Mortgage Rates Do Not Have a Good Day

Mortgage rates did not have a good day.  However, one must put this into perspective as last week we hit the lows for 2017 – so if you look at this overall, the rates are a tad higher, but still relatively low just compared to last month’s rates.

Assessing the damage caused by Irma, insurance companies are not going to get hit as badly as was feared. Last week the stock market had a down week, but recovered all of the losses last week and then some. The risk now off with the natural disasters are off the table, but was surprising is that the equity markets had such a strong day and drove interest rates up as the 10yr went to 2.13% today.  The dollar gained strength on the relief rally taking gold down as risk has diminished.
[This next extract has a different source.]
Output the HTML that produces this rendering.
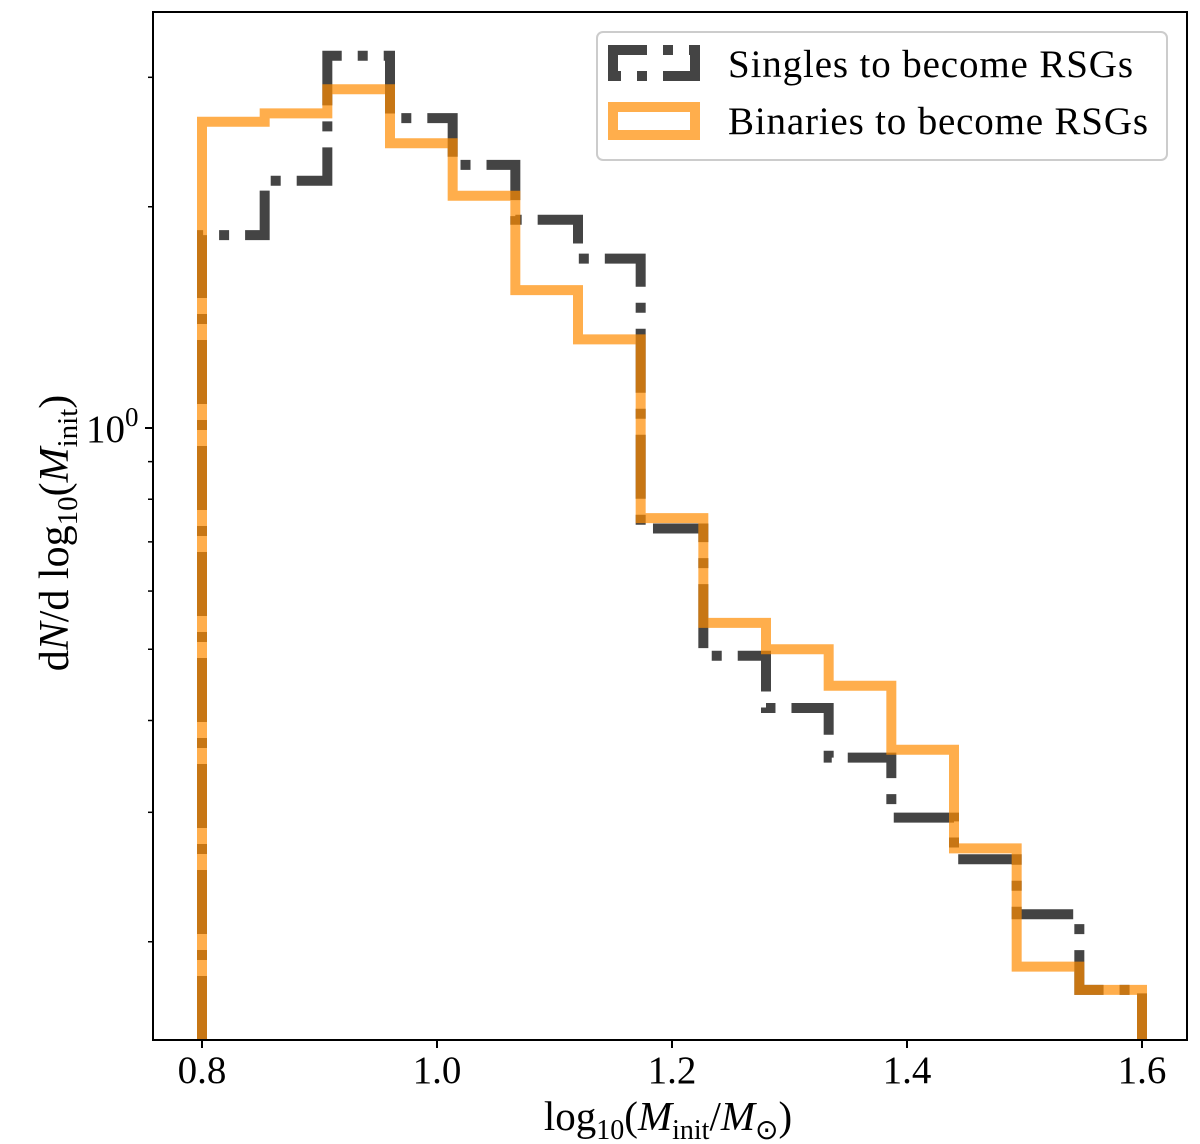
<!DOCTYPE html>
<html><head><meta charset="utf-8"><style>
html,body{margin:0;padding:0;background:#fff;}
svg{display:block;font-family:"Liberation Serif",serif;}
</style></head><body>
<svg id="chart" width="1200" height="1144" viewBox="0 0 1200 1144">
  <g id="marks"></g>
  <rect x="153" y="12" width="1034" height="1028" fill="none" stroke="#000" stroke-width="2"/>
  <g id="axes"></g>
  <text x="668" y="1130" font-size="41" text-anchor="middle">log<tspan font-size="28" dy="9">10</tspan><tspan dy="-9">(</tspan><tspan font-style="italic">M</tspan><tspan font-size="28" dy="9">init</tspan><tspan dy="-9">/</tspan><tspan font-style="italic">M</tspan><tspan font-size="28" dy="9">⊙</tspan><tspan dy="-9">)</tspan></text>
  <text transform="translate(68,533) rotate(-90)" font-size="42" text-anchor="middle">d<tspan font-style="italic">N</tspan>/d log<tspan font-size="29" dy="9">10</tspan><tspan dy="-9">(</tspan><tspan font-style="italic">M</tspan><tspan font-size="29" dy="9">init</tspan><tspan dy="-9">)</tspan></text>
  <g>
    <rect x="597" y="32" width="570" height="128" rx="6" fill="#fff" fill-opacity="0.8" stroke="#ccc" stroke-width="2"/>
    <rect x="613" y="50" width="82" height="26" fill="none" stroke="#444" stroke-width="10" stroke-dasharray="64 16 10 16" stroke-dashoffset="30"/>
    <text x="728" y="77" font-size="39" textLength="405">Singles to become RSGs</text>
    <rect x="613" y="107" width="82" height="28" fill="none" stroke="#ff8c00" stroke-opacity="0.7" stroke-width="10"/>
    <text x="728" y="134" font-size="39" textLength="420">Binaries to become RSGs</text>
  </g>
</svg>
<script>
const binEdgesStart = 0.8;
const binEdgesEnd = 1.6;
const singles = [1.83, 2.17, 3.21, 2.64, 2.28, 1.92, 1.70, 0.73, 0.49, 0.416, 0.356, 0.295, 0.259, 0.218, 0.172];
const binaries = [2.61, 2.68, 2.89, 2.44, 2.07, 1.54, 1.32, 0.754, 0.543, 0.50, 0.446, 0.365, 0.268, 0.185, 0.172];
const xTicks = [0.8, 1.0, 1.2, 1.4, 1.6];
const xTickLabels = ["0.8", "1.0", "1.2", "1.4", "1.6"];
const yMinorTicks = [0.2, 0.3, 0.4, 0.5, 0.6, 0.7, 0.8, 0.9, 2, 3];

const NS = "http://www.w3.org/2000/svg";
const xs = v => 202 + (v - 0.8) * 1175;
const ys = v => 428 - Math.log10(v) * 735;
const bottom = 1040;
const marks = document.getElementById('marks');
const axes = document.getElementById('axes');

function stepPath(vals) {
  const n = vals.length, w = (binEdgesEnd - binEdgesStart) / n;
  let d = `M${xs(binEdgesStart)},${bottom}`;
  vals.forEach((v, i) => {
    d += ` L${xs(binEdgesStart + i * w)},${ys(v)} L${xs(binEdgesStart + (i + 1) * w)},${ys(v)}`;
  });
  d += ` L${xs(binEdgesEnd)},${bottom}`;
  return d;
}
const ps = document.createElementNS(NS, 'path');
ps.setAttribute('d', stepPath(singles));
ps.setAttribute('fill', 'none'); ps.setAttribute('stroke', '#444'); ps.setAttribute('stroke-width', '10');
ps.setAttribute('stroke-dasharray', '64 16 10 16');


marks.appendChild(ps);
const pb = document.createElementNS(NS, 'path');
pb.setAttribute('d', stepPath(binaries));
pb.setAttribute('fill', 'none'); pb.setAttribute('stroke', '#ff8c00'); pb.setAttribute('stroke-opacity', '0.7'); pb.setAttribute('stroke-width', '10');


marks.appendChild(pb);

xTicks.forEach((t, i) => {
  const l = document.createElementNS(NS, 'line');
  l.setAttribute('x1', xs(t)); l.setAttribute('x2', xs(t)); l.setAttribute('y1', bottom); l.setAttribute('y2', bottom + 8);
  l.setAttribute('stroke', '#000'); l.setAttribute('stroke-width', '2');
  
  
  axes.appendChild(l);
  const tx = document.createElementNS(NS, 'text');
  tx.setAttribute('x', xs(t)); tx.setAttribute('y', 1083); tx.setAttribute('font-size', '39'); tx.setAttribute('text-anchor', 'middle');
  tx.textContent = xTickLabels[i];
  
  
  axes.appendChild(tx);
});
yMinorTicks.forEach(t => {
  const l = document.createElementNS(NS, 'line');
  l.setAttribute('x1', 148); l.setAttribute('x2', 153); l.setAttribute('y1', ys(t)); l.setAttribute('y2', ys(t));
  l.setAttribute('stroke', '#000'); l.setAttribute('stroke-width', '1.5');
  
  
  axes.appendChild(l);
});
const mj = document.createElementNS(NS, 'line');
mj.setAttribute('x1', 145); mj.setAttribute('x2', 153); mj.setAttribute('y1', ys(1)); mj.setAttribute('y2', ys(1));
mj.setAttribute('stroke', '#000'); mj.setAttribute('stroke-width', '2');


axes.appendChild(mj);
const ml = document.createElementNS(NS, 'text');
ml.setAttribute('x', 86); ml.setAttribute('y', ys(1) + 14); ml.setAttribute('font-size', '39');
ml.innerHTML = '10<tspan font-size="27" dy="-16">0</tspan>';


axes.appendChild(ml);
</script>
</body></html>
I have numerous friends in Florida and our headquarters is in Georgia - so far no one experienced any serious damages.  

It just was not the relief about damage in Florida and Texas – the markets were expecting another missile test from North Korea but it did not happen. Also today at the UN, the US watered down its push for deeper sanctions on North Korea, bending to the wishes of China and Russia.

Treasury sold $24B of 3yr notes this afternoon, with the demand weak and sloppy. Overall it was one of the weakest 3yr auctions in many months. Tomorrow it is the 10yr auction, more directly important to the mortgage rates. We will also get the July JOLTS job openings expected at 6.010M down from 6.163M in June.

If those who floated over the weekend, you took a hit.  You got slammed and should take your medicine for now. The best loss is the first one, keeping hope alive can lead to even greater losses. There are just two issues these days that are impacting financial markets - North Korea and the drive higher in stocks. North Korea threats are only cooling for the moment.  The country has momentum currently to continue pushing the US buttons after the UN sanctions have been reduced. The fear of more serious damages from Irma did not materialize, markets were expecting worse. Lessoned learned – do not try and anticipate a hurricane, its path, or its potential destruction. Every market that anticipated more damage has now reversed, gold, the dollar, the bond market, and the stock market.

In summary, with today's mini sell off in bonds, I think locking is the way to go.  Investors do not appear motivated to take bond prices any higher which would result in lower rates.   The trend still looks to be our friend, but we are pushing up against a ceiling that if broken could take yields higher quickly.